1 Theories and relativity!

As I was gazing out of my window on a rather cold and windy day in mid June, I was left in little doubt that this day was not a typical English summer's day. Equally, the extended winter and late spring experienced this year was certainly unusual.

So, when I read about an IPCC report on climate change that had been sent to Governments around the world, I thought I would dip in to see what was being said.

At first I thought it odd that the Independent Police Complaints Commission should be worrying itself over this topic, and was somewhat relieved to find the acronym actually stood for the Intergovernmental Panel on Climate Change. At least our streets will remain safe, even if it rains a lot!

Now, I'm not a scientist - I got thrown out of chemistry for setting fire to one of the wooden test benches with a bunsen burner - but I do understand English. Here is an excerpt from the report on the report:

"Governments around the world have just received one of the most important scientific reports ever written. It provides the starkest assessment yet of how the earth's climate is responding to rising levels of greenhouse gases in the atmosphere and creating risks for billions of people from extreme weather events and rising sea levels.

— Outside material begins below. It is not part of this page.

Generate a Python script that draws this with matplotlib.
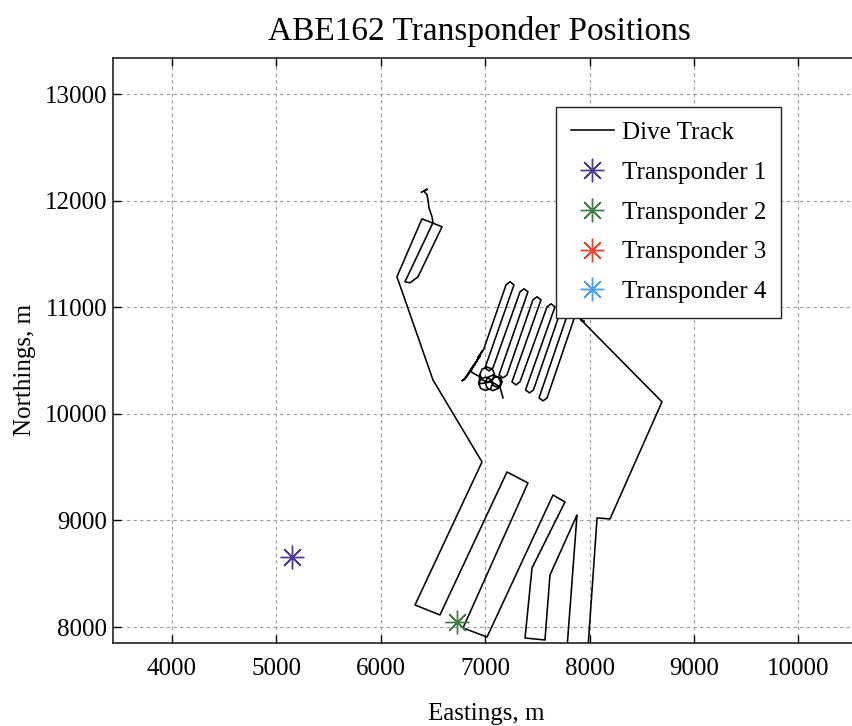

A confidential draft of the new report on the causes and consequences of global warming was sent to governments to review on June 7, ahead of the publication of the final version this autumn. Compiled for the Intergovernmental Panel on Climate Change by 255 scientific experts from universities and research institutes in 38 countries, the report provides an up-to-date overview of the findings of thousands of recent peer-reviewed research papers.

Most important, the latest IPCC report - part of its fifth comprehensive assessment in its 25-year history - includes an analysis of new computer projections of how global warming might develop by the end of the century. The initial results show that, at current rates of emissions of carbon dioxide and other greenhouse gases, average global temperature could be at least three degrees centigrade higher by the end of this century than it was before the onset of the Industrial Revolution and widespread burning of fossil fuels."

All heady stuff, I'm sure you'll agree, but what concerns me is the use of words such as 'assessment', 'might' and 'could'. Surely that makes the report nothing more than conjecture. Spurs 'might' win the Champions League one day. Well, that's my assessment anyway!
Some of those opposing the report commented:

"The grandiosity of the declaration that this is one of the most important scientific reports ever written immediately makes it dubious. No bona fide scientific work presents itself this way. Science is calmly measured data and conclusions. This computer modelling is an extrapolation which reflects the inherent bias of the modeller. It is not possible in today's realm of politically funded scientific research for any impartial analysis of global warming to emerge from a government-funded research institution. Why? Because no rebutal is permitted. No alternate view is allowed to be presented. This is not science. Science is about vigorous debate and multiple working hypotheses." Mike Nelson.

"No one gets money to study climate change if they don't believe in climate change. There is a severe selection bias, fuelled by scientists who (perhaps unawares) want to get $ from world governments to promote their careers." Mark Pitts.

I'm never going to be opposed to scientific fact, but conjecture 'could' be considered as little more than scaremongering, and I'm sure that's not the intention.

Scientists expounding The Big Bang theory as the prevailing cosmological model that describes the early development of the Universe agree that the event occurred 'approximately' 13.798 billion years ago. That is, until March of this year when it was discovered that our Universe is actually 100 million years older than first thought!

Maybe those scientists working at the Large Hadron Collider [is there a small one somewhere?] will eventually crack the theory, but I can't help wondering if the Higgs Boson might just turn out to be an old man with a long white beard who will exclaim; "Why hast thou done this, for this is my job?"